Vermont’s two largest utilities today signed a memorandum of understanding with provincial utility Hydro-Québec that sets the stage for a new power supply contract for Vermont customers.
Vermont Gov. Jim Douglas hailed the accord, which he said would be good for Vermont and Québec. “Reaching a new long-term agreement with Hydro-Québec is a good deal for ratepayers and strengthens the state’s economic future,” Douglas said. “This new contract will provide stable, clean, renewable power at a competitive price through 2038. Energy trade is the centerpiece of our longstanding and valued trading relationship with the Province of Quebec – a relationship that Lt. Gov. Dubie and I have worked hard to strengthen over the past seven years. The agreement reached today is the result of many hours of hard work by my administration working in a collaborative fashion with CVPS and GMP.”
“Québec and Vermont have an established relationship in multiple sectors. Today's agreement is yet another example of this collaboration. Under this agreement Québec will continue to provide clean renewable electricity to Vermont. Today Québec strengthens its commercial ties with Vermont; together we continue to pursue the fight against climate change,” said Jean Charest, Premier of Québec.
Central Vermont Public Service and Green Mountain Power seek similar volumes to what they receive from Hydro-Québec today, and to make power available to other Vermont utilities.
Under the MOU, the term sheet is confidential to protect market-sensitive information, but the companies announced that they anticipate purchases totaling up to about 225 megawatts starting in November 2012 and ending in 2038. The term sheet includes a price-smoothing mechanism that will shield customers from volatile market spikes over this period.
“This agreement sets the stage for a new contract that will help us maintain what is arguably the cleanest power supply in the nation, while ensuring a relatively stable and affordable future for our customers,” CVPS President Bob Young and GMP President Mary Powell said in a joint statement. “It continues a relationship that has helped us provide competitive rates in the northeast, with minimal air and greenhouse impacts. This is an enormous step forward as we continue to plan Vermont’s energy future.”
“This agreement is the natural extension of a business relationship that has benefited both Hydro-Québec and our Vermont customers,” said Thierry Vandal, President and Chief Executive Officer of Hydro-Québec. “It will allow us to optimize our exports of clean renewable electricity, and Vermonters will continue to benefit from a reliable energy source at a stable and competitive price.”

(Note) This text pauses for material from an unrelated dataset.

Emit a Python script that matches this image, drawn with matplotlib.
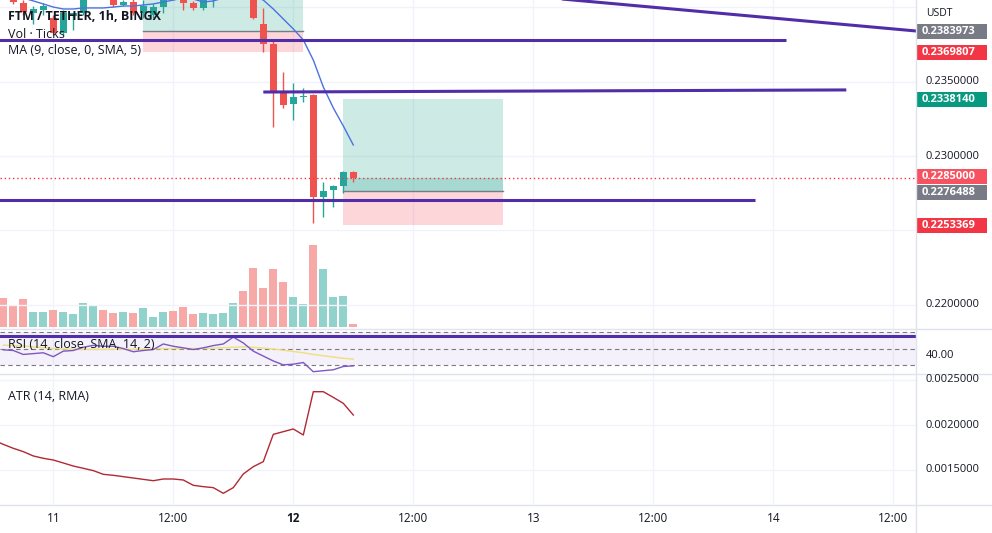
import matplotlib
matplotlib.use("Agg")
import matplotlib.pyplot as plt
from matplotlib.patches import Rectangle
from matplotlib.lines import Line2D

plt.rcParams['font.family'] = ['Open Sans', 'DejaVu Sans']

# ---------------- data (hours since 11th 00:00, 1h candles) ----------------
hours = list(range(-5, 31))
open_ = [0.2410, 0.2407, 0.2403, 0.2396, 0.2398, 0.23928, 0.23827, 0.2394, 0.2396, 0.2407,
         0.2412, 0.2408, 0.24015, 0.24035, 0.2396, 0.23948, 0.2400, 0.2407, 0.2405, 0.24028,
         0.23995, 0.2405, 0.2408, 0.2411, 0.2414, 0.2410, 0.23887, 0.23753, 0.23423, 0.2335,
         0.23397, 0.2341, 0.22724, 0.22771, 0.22798, 0.22893]
high = [0.2413, 0.2409, 0.2405, 0.2401, 0.2403, 0.23948, 0.23981, 0.23961, 0.2410, 0.2414,
        0.2415, 0.2410, 0.2405, 0.2406, 0.2405, 0.2402, 0.2408, 0.2409, 0.2407, 0.2404,
        0.2407, 0.2410, 0.2413, 0.2416, 0.2417, 0.2412, 0.23995, 0.2378, 0.23565, 0.23491,
        0.23457, 0.23417, 0.22825, 0.22805, 0.2290, 0.2290]
low = [0.2406, 0.2402, 0.2395, 0.2389, 0.2395, 0.23813, 0.23813, 0.23847, 0.2395, 0.2406,
       0.2407, 0.2400, 0.2401, 0.2395, 0.23927, 0.2393, 0.2396, 0.2405, 0.23981, 0.2398,
       0.2398, 0.2400, 0.2406, 0.2409, 0.2408, 0.2392, 0.23699, 0.23195, 0.2332, 0.23242,
       0.23363, 0.2255, 0.2259, 0.22657, 0.2275, 0.22826]
close = [0.2408, 0.24035, 0.2397, 0.2399, 0.2401, 0.23827, 0.23961, 0.2396, 0.2407, 0.2412,
         0.2409, 0.24015, 0.24035, 0.23961, 0.2401, 0.24001, 0.2406, 0.2406, 0.24028, 0.23995,
         0.2405, 0.2408, 0.2411, 0.2414, 0.2410, 0.23927, 0.23753, 0.23423, 0.23343, 0.23397,
         0.23403, 0.22724, 0.22765, 0.22798, 0.22893, 0.2285]
volume = [850, 620, 820, 440, 440, 500, 440, 380, 710, 620,
          500, 410, 440, 410, 560, 290, 440, 470, 590, 380,
          410, 380, 410, 710, 1070, 1760, 1160, 1730, 1340, 890,
          680, 2450, 1730, 890, 920, 70]
ma9 = [0.24129, 0.24095, 0.24062, 0.24042, 0.24022, 0.24001, 0.23988, 0.23988, 0.23995, 0.23995,
       0.23995, 0.24001, 0.24008, 0.24008, 0.24015, 0.24022, 0.24035, 0.24048, 0.24062, 0.24055,
       0.24035, 0.24042, 0.24062, 0.24082, 0.24089, 0.24075, 0.24048, 0.23988, 0.23921, 0.23854,
       0.23780, 0.23645, 0.23464, 0.23323, 0.23202, 0.23074]
rsi = [48.5, 47.7, 43.0, 44.0, 45.0, 40.4, 46.9, 47.7, 51.5, 53.8,
       52.7, 52.7, 50.0, 46.2, 47.7, 48.8, 55.4, 52.7, 50.8, 48.8,
       50.8, 53.5, 55.4, 63.5, 56.6, 46.9, 41.1, 35.3, 30.7, 31.5,
       33.5, 22.6, 23.8, 24.9, 28.8, 29.5]
rsi_ma = [54.0, 53.5, 53.0, 52.0, 51.0, 50.0, 49.5, 49.0, 49.0, 49.0,
          49.0, 49.0, 49.0, 49.0, 49.0, 49.5, 50.0, 50.0, 50.0, 50.0,
          50.0, 50.5, 51.0, 51.5, 52.0, 51.5, 50.5, 49.5, 48.0, 46.5,
          45.0, 43.0, 41.5, 40.0, 38.5, 37.5]
atr_hours = list(range(-6, 31))
atr = [0.001833, 0.001785, 0.001741, 0.001704, 0.001656, 0.00163, 0.001611, 0.001578, 0.001544, 0.001519,
       0.001493, 0.001452, 0.001441, 0.001426, 0.001411, 0.001396, 0.001381, 0.0014, 0.0014, 0.001389,
       0.00133, 0.001315, 0.001304, 0.001241, 0.001304, 0.001456, 0.001537, 0.001593, 0.001896, 0.001926,
       0.001956, 0.001889, 0.00237, 0.00237, 0.002307, 0.002241, 0.002111]

time_tick_hours = [0, 12, 24, 36, 48, 60, 72, 84]
time_tick_labels = ["11", "12:00", "12", "12:00", "13", "12:00", "14", "12:00"]
price_ticks = [0.22, 0.225, 0.23, 0.235, 0.24]
price_tick_labels = ["0.2200000", "", "0.2300000", "0.2350000", ""]
atr_ticks = [0.0015, 0.0020, 0.0025]
atr_tick_labels = ["0.0015000", "0.0020000", "0.0025000"]

current_price = 0.2285
# drawings: (start hour, end hour, start price, end price)
trend_lines = [(-6, 73.3, 0.237796, 0.237796),
               (21, 79.3, 0.23430, 0.23444),
               (-6, 70.2, 0.227043, 0.227043),
               (40, 86.3, 0.24121, 0.23840)]
rsi_hline = 65.0
# long positions: (start hour, end hour, entry, stop, target)
positions = [(9, 25, 0.2384, 0.2369807, 0.2420),
             (29, 45, 0.2276488, 0.2253369, 0.2338140)]
axis_labels = [(0.2383973, "0.2383973", "#787b86"),
               (0.2369807, "0.2369807", "#f23645"),
               (0.2338140, "0.2338140", "#089981"),
               (0.2285000, "0.2285000", "#f7525f"),
               (0.2276488, "0.2276488", "#787b86"),
               (0.2253369, "0.2253369", "#f23645")]

# ---------------- figure / layout ----------------
W, H = 992, 533
fig = plt.figure(figsize=(W / 100, H / 100), dpi=100)
fig.patch.set_facecolor("white")
XR = 916


def fax(x0, y0, x1, y1, **kw):
    return fig.add_axes([x0 / W, 1 - y1 / H, (x1 - x0) / W, (y1 - y0) / H], **kw)


UP, DN = "#26a69a", "#ef5350"
VUP, VDN = "#92d2cc", "#f7a9a7"
GRID = "#f0f3fa"
PURPLE = "#512da8"
TXT = "#131722"
xlim = ((0 - 53.3) / 10, (XR - 53.3) / 10)

axv = fax(0, 0, XR, 329)
ax = fax(0, 0, XR, 329, facecolor="none")
axr = fax(0, 329, XR, 374)
axa = fax(0, 374, XR, 505)

for a in (axv, ax, axr, axa):
    a.set_xlim(*xlim)
    for s in a.spines.values():
        s.set_visible(False)
    a.set_xticks([])
    a.set_yticks([])

ax.set_ylim(0.218374, 0.240484)
vmax = max(volume)
axv.set_ylim(-0.0282 * vmax, 4.0 * vmax)
axr.set_ylim(19.9, 73.1)
axa.set_ylim(0.0015 - 35 / 90000, 0.0025 + 6 / 90000)

# grid
for a in (axv, axr, axa):
    for h in time_tick_hours:
        a.axvline(h, color=GRID, lw=1, zorder=0)
for p in price_ticks:
    ax.axhline(p, color=GRID, lw=1, zorder=0)
for p in atr_ticks:
    axa.axhline(p, color=GRID, lw=1, zorder=0)

# volume
vcols = [VUP if c >= o else VDN for o, c in zip(open_, close)]
axv.bar(hours, volume, width=0.8, color=vcols, zorder=1)

# position boxes
for (h0, h1, entry, stop, target) in positions:
    ax.add_patch(Rectangle((h0, entry), h1 - h0, target - entry, fc="#089981", alpha=0.2, ec="none", zorder=1))
    ax.add_patch(Rectangle((h0, stop), h1 - h0, entry - stop, fc="#f23645", alpha=0.2, ec="none", zorder=1))
    ax.plot([h0, h1], [entry, entry], color="#787b86", lw=1, zorder=2)
h0, h1, entry, stop, target = positions[1]
ax.add_patch(Rectangle((h0, entry), h1 - h0, current_price - entry, fc="#089981", alpha=0.2, ec="none", zorder=1))

# candles
for h, o, hi, lo, c in zip(hours, open_, high, low, close):
    col = UP if c >= o else DN
    ax.vlines(h, lo, hi, color=col, lw=1, zorder=3)
    ax.bar(h, max(abs(c - o), 0.00003), bottom=min(o, c), width=0.7, color=col, zorder=3)

# MA
ax.plot(hours, ma9, color="#4a72e0", lw=1, zorder=4)

# drawings
for (a0, a1, p0, p1) in trend_lines:
    ax.plot([a0, a1], [p0, p1], color=PURPLE, lw=2.2, zorder=5, solid_capstyle="butt")
ax.axhline(current_price, color="#f23645", lw=1, ls=(0, (1, 2)), zorder=5)

# RSI pane
axr.axhspan(30, 70, color="#7e57c2", alpha=0.08, lw=0, zorder=0)
for lv in (70, 50, 30):
    axr.axhline(lv, color="#787b86", lw=0.8, ls=(0, (4, 3)), zorder=1)
axr.plot(hours, rsi_ma, color="#efe07a", lw=1, zorder=2)
axr.plot(hours, rsi, color="#7e57c2", lw=1, zorder=3)
axr.axhline(rsi_hline, color=PURPLE, lw=2.2, zorder=4)

# ATR pane
axa.plot(atr_hours, atr, color="#b22833", lw=1, zorder=2)

# ---------------- separators ----------------
for yy in (329, 374, 505):
    fig.add_artist(Line2D([0, 1], [1 - yy / H, 1 - yy / H], transform=fig.transFigure, color="#e0e3eb", lw=1))
fig.add_artist(Line2D([XR / W, XR / W], [0, 1], transform=fig.transFigure, color="#e0e3eb", lw=1))

# ---------------- texts ----------------
def ftxt(x, y, s, **kw):
    fig.text(x / W, 1 - y / H, s, va="center", **kw)


def ypx(a, v):
    return H - a.transData.transform((0, v))[1]


ftxt(8, 17, "FTM / TETHER, 1h, BINGX", fontsize=9, fontweight="bold", color=TXT)
ftxt(8, 34, "Vol · Ticks", fontsize=9, color=TXT)
ftxt(8, 51, "MA (9, close, 0, SMA, 5)", fontsize=9, color=TXT)
ftxt(8, 344, "RSI (14, close, SMA, 14, 2)", fontsize=9, color=TXT)
ftxt(8, 396, "ATR (14, RMA)", fontsize=9, color=TXT)

for h, lab in zip(time_tick_hours, time_tick_labels):
    x = ax.transData.transform((h, 0))[0]
    fig.text(x / W, 1 - 519 / H, lab, ha="center", va="center", fontsize=8.5, color=TXT,
             fontweight="bold" if lab == "12" else "normal")

ftxt(926, 13, "USDT", fontsize=7.5, color=TXT)
for p, lab in zip(price_ticks, price_tick_labels):
    if lab:
        ftxt(926, ypx(ax, p), lab, fontsize=8, color=TXT)
for p, lab in zip(atr_ticks, atr_tick_labels):
    ftxt(926, ypx(axa, p), lab, fontsize=8, color=TXT)
ftxt(926, 356, "40.00", fontsize=8, color=TXT)

# coloured price labels with simple collision avoidance
ys = [ypx(ax, p) for p, _, _ in axis_labels]
for i in range(len(ys) - 1):
    gap = ys[i + 1] - ys[i]
    if gap < 16:
        d = (16 - gap) / 2
        ys[i] -= d
        ys[i + 1] += d
for (p, lab, col), y in zip(axis_labels, ys):
    fig.add_artist(Rectangle((917 / W, 1 - (y + 7.5) / H), 70 / W, 15 / H, transform=fig.transFigure,
                             fc=col, ec="none"))
    ftxt(922, y, lab, fontsize=8, color="white", fontweight="bold")

fig.savefig("out.png", dpi=100, facecolor="white")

Under the accord, announced at a meeting with Premier Charest and Gov. Douglas, CVPS, GMP and Hydro-Québec will negotiate final terms of the agreement over the next few months. The final 26-year agreement is expected to provide broad, scheduled energy delivery at a good value for customers.
“The market is extremely volatile, with tremendous highs and lows,” the companies said. “The contract will tend to keep Vermont’s purchases near the middle of the market, protecting Vermont consumers from the highest price swings and Hydro-Québec from the lowest price swings.”
Young said the memorandum of understanding will help secure a major segment of CVPS’s power supply as existing contracts with Hydro-Québec and Vermont Yankee come to a close starting in 2012. “Hydro-Québec’s clean, sustainable hydroelectric projects and relative price stability provide exactly the kind of power Vermonters have told us they would like,” Young said. “We have always provided an energy mix with very low emissions, and this agreement will help us ensure that tradition for the next generation of our customers.”
Powell said: “A major component of our energy strategy, launched two years ago, was to pursue a broader, more strategic partnership with Hydro-Québec in order to benefit from its highly reliable, very low-carbon power system. Our agreement today is a major step in that direction and also ensures significant economic value for Vermont consumers.”
Vermont and Québec have had an energy partnership for a very long time. Energy trading between Vermont and Québec has been an important component of Vermont’s energy supply since the early 1980s, when longer-term power deals were inaugurated. The current Vermont-Hydro-Québec contract, which was signed on Dec. 4, 1987, expires in 2016.
One of the key provisions of the agreement is for the Vermont General Assembly to enact legislation to designate large hydro, which would include Hydro-Québec power, as renewable. Any renewable energy credit revenues for HQ power delivered over the Highgate Interconnection would be shared between the Vermont companies, benefiting their customers, and Hydro-Québec.
The accord was signed by CVPS (NYSE-CV), GMP and H.Q. Energy Services (U.S.) Inc., an indirect wholly owned subsidiary of Hydro-Québec. It commits the parties to negotiate in good faith a power purchase agreement based on the non-binding term sheet. According to the memorandum, the parties intend to negotiate the material terms of the power purchase agreement no later than June 30, 2010 to allow the parties to obtain all necessary internal organizational approvals and execute the agreement no later than July 31, 2010. The final agreement will be subject to Vermont Public Service Board approval and certain other conditions.
The binding terms of a power purchase agreement will be established only upon execution of a contract acceptable to each party. Should execution of the agreement by all parties fail to occur for any reason prior to July 31, 2010, the memorandum of understanding and the obligations of the parties to negotiate a final agreement will terminate.